**Written exercise**
Report how many lines below contain the word "this", and give only that number.

-- start --

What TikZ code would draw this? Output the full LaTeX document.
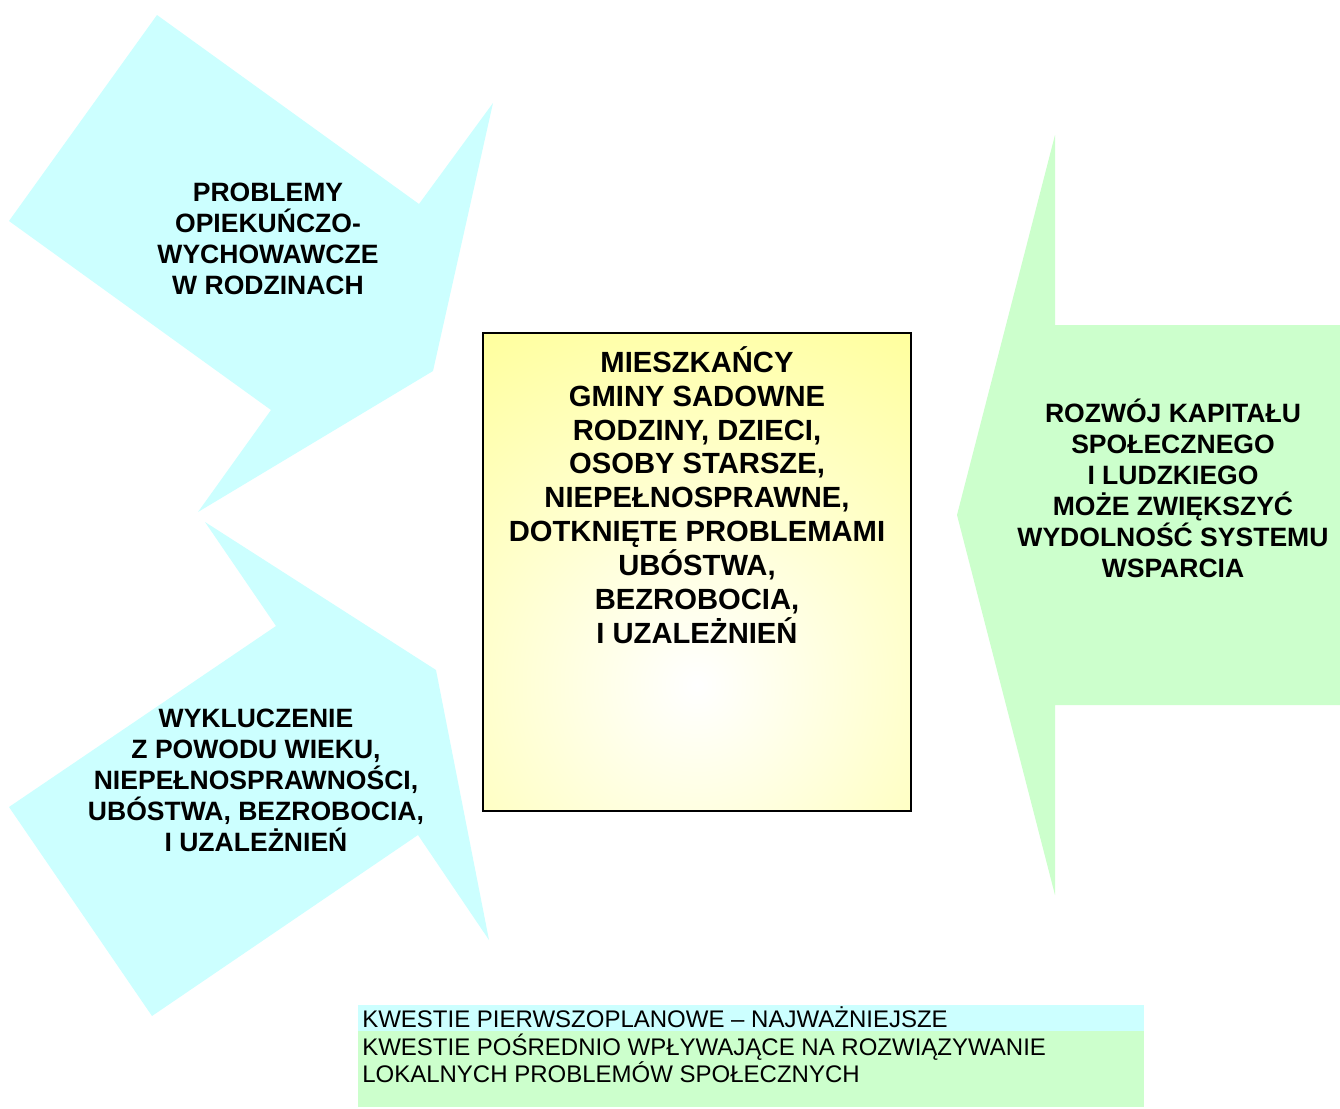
\documentclass[tikz,border=0pt]{standalone}
\usepackage{fontspec}
\setmainfont{Liberation Sans}
\definecolor{cyanfill}{HTML}{CCFFFF}
\definecolor{greenfill}{HTML}{CCFFCC}
\definecolor{yellowfill}{HTML}{FFFF99}
\tikzset{
  arrowshape/.style={draw=none},
  bigtext/.style={align=center, inner sep=0pt, font=\fontsize{19.9}{23.25}\selectfont\bfseries},
  centertext/.style={align=center, inner sep=0pt, font=\fontsize{21.9}{25.4}\selectfont\bfseries},
  legendtext/.style={anchor=base west, inner sep=0pt, font=\fontsize{18}{20.6}\selectfont, align=left},
}
\begin{document}
\begin{tikzpicture}[x=0.75pt,y=-0.75pt]
\useasboundingbox (0,0) rectangle (1340,1108);
\fill[white] (0,0) rectangle (1340,1108);
% top-left arrow
\fill[cyanfill, arrowshape] (157,15) -- (419,204) -- (493,103) -- (433,371) -- (198,512) -- (271,410) -- (9,221) -- cycle;
% bottom-left arrow
\fill[cyanfill, arrowshape] (205,522) -- (436,670) -- (489,940) -- (418,835) -- (152,1016) -- (9,807) -- (276,626) -- cycle;
% right arrow
\fill[greenfill, arrowshape] (957,515) -- (1055,135) -- (1055,325) -- (1340,325) -- (1340,705) -- (1055,705) -- (1055,895) -- cycle;
% center box
\fill[yellowfill] (483,333) rectangle (911,811);
\begin{scope}
\clip (483,333) rectangle (911,811);
\shade[inner color=white, outer color=yellowfill] (697,685) circle[radius=430];
\end{scope}
\draw[black, line width=1.1pt] (483,333) rectangle (911,811);
% texts
\node[bigtext] (t1) at (268,239) {PROBLEMY\\OPIEKUŃCZO-\\WYCHOWAWCZE\\W RODZINACH};
\node[bigtext] (t2) at (256,780) {WYKLUCZENIE\\Z POWODU WIEKU,\\NIEPEŁNOSPRAWNOŚCI,\\UBÓSTWA, BEZROBOCIA,\\I UZALEŻNIEŃ};
\node[bigtext] (t3) at (1173,488) {ROZWÓJ KAPITAŁU\\SPOŁECZNEGO\\I LUDZKIEGO\\MOŻE ZWIĘKSZYĆ\\WYDOLNOŚĆ SYSTEMU\\WSPARCIA};
\node[centertext] (tc) at (697,495) {MIESZKAŃCY\\GMINY SADOWNE\\RODZINY, DZIECI,\\OSOBY STARSZE,\\NIEPEŁNOSPRAWNE,\\DOTKNIĘTE PROBLEMAMI\\UBÓSTWA,\\BEZROBOCIA,\\I UZALEŻNIEŃ};
% legend
\fill[cyanfill] (358,1005) rectangle (1144,1031);
\fill[greenfill] (358,1031) rectangle (1144,1107);
\node[legendtext] (l1) at (362,1027) {KWESTIE PIERWSZOPLANOWE – NAJWAŻNIEJSZE};
\node[legendtext] (l2) at (362,1055) {KWESTIE POŚREDNIO WPŁYWAJĄCE NA ROZWIĄZYWANIE};
\node[legendtext] (l3) at (362,1082) {LOKALNYCH PROBLEMÓW SPOŁECZNYCH};
\end{tikzpicture}
\end{document}
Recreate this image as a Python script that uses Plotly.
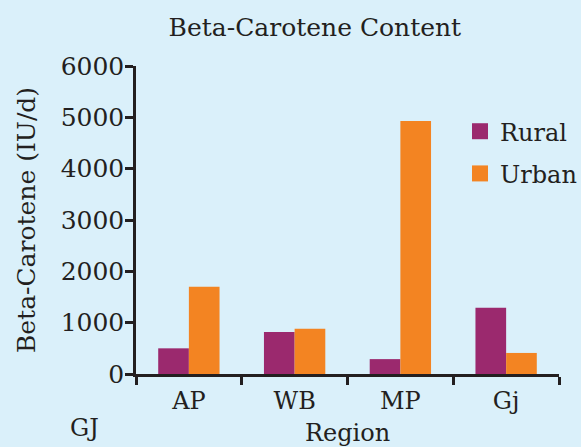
import plotly.graph_objects as go

regions = ["AP", "WB", "MP", "Gj"]
rural = [500, 820, 290, 1290]
urban = [1700, 880, 4930, 410]
y_ticks = [0, 1000, 2000, 3000, 4000, 5000, 6000]

FONT = "DejaVu Serif"
INK = "#231f20"
BG = "#daf0fa"
RURAL_C = "#9b296e"
URBAN_C = "#f38422"

fig = go.Figure()
fig.add_trace(go.Bar(name="Rural", x=regions, y=rural, marker_color=RURAL_C,
                     marker_line_width=0, showlegend=False))
fig.add_trace(go.Bar(name="Urban", x=regions, y=urban, marker_color=URBAN_C,
                     marker_line_width=0, showlegend=False))
# legend-only entries so the swatches can be larger squares
for name, col in [("Rural", RURAL_C), ("Urban", URBAN_C)]:
    fig.add_trace(go.Scatter(name=name, x=[None], y=[None], mode="markers",
                             legendgroup=name,
                             marker=dict(symbol="square", size=18, color=col)))

fig.update_layout(
    width=581, height=447,
    barmode="group", bargap=0.42, bargroupgap=0,
    paper_bgcolor=BG, plot_bgcolor=BG,
    font=dict(family=FONT, size=24, color=INK),
    title=dict(text="Beta-Carotene Content", x=0.542, xanchor="center",
               y=0.94, yanchor="middle", font=dict(size=25)),
    margin=dict(l=136, r=22, t=66, b=73, autoexpand=False),
    legend=dict(x=0.766, y=0.86, xanchor="left", yanchor="top",
                bgcolor="rgba(0,0,0,0)", font=dict(size=24),
                traceorder="grouped", tracegroupgap=8, itemwidth=30),
    annotations=[dict(text="GJ", x=(84 - 136) / 423, y=(374 - 428) / 308,
                      xref="paper", yref="paper", xanchor="center", yanchor="middle",
                      showarrow=False, font=dict(size=24))],
)

fig.update_xaxes(
    type="category", range=[-0.5, 3.5], automargin=False,
    showline=True, linecolor=INK, linewidth=2.5,
    ticks="outside", tickson="boundaries", ticklen=8, tickwidth=2.5, tickcolor=INK,
    ticklabelstandoff=3, showgrid=False,
    title=dict(text="Region", standoff=24, font=dict(size=24)),
)
fig.update_yaxes(
    range=[0, 6000], tickvals=y_ticks, automargin=False,
    showline=True, linecolor=INK, linewidth=2.5,
    ticks="outside", ticklen=8, tickwidth=2.5, tickcolor=INK,
    ticklabelstandoff=-4, tickfont=dict(size=25),
    showgrid=False, zeroline=False,
    title=dict(text="Beta-Carotene (IU/d)", standoff=18, font=dict(size=25)),
)

# drop the default page margin so the figure sits at the window's corner
fig.write_html("out.html", config={"displayModeBar": False},
               post_script="document.body.style.margin='0';"
                           f"document.body.style.background='{BG}';")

-- end --

**The solution**
2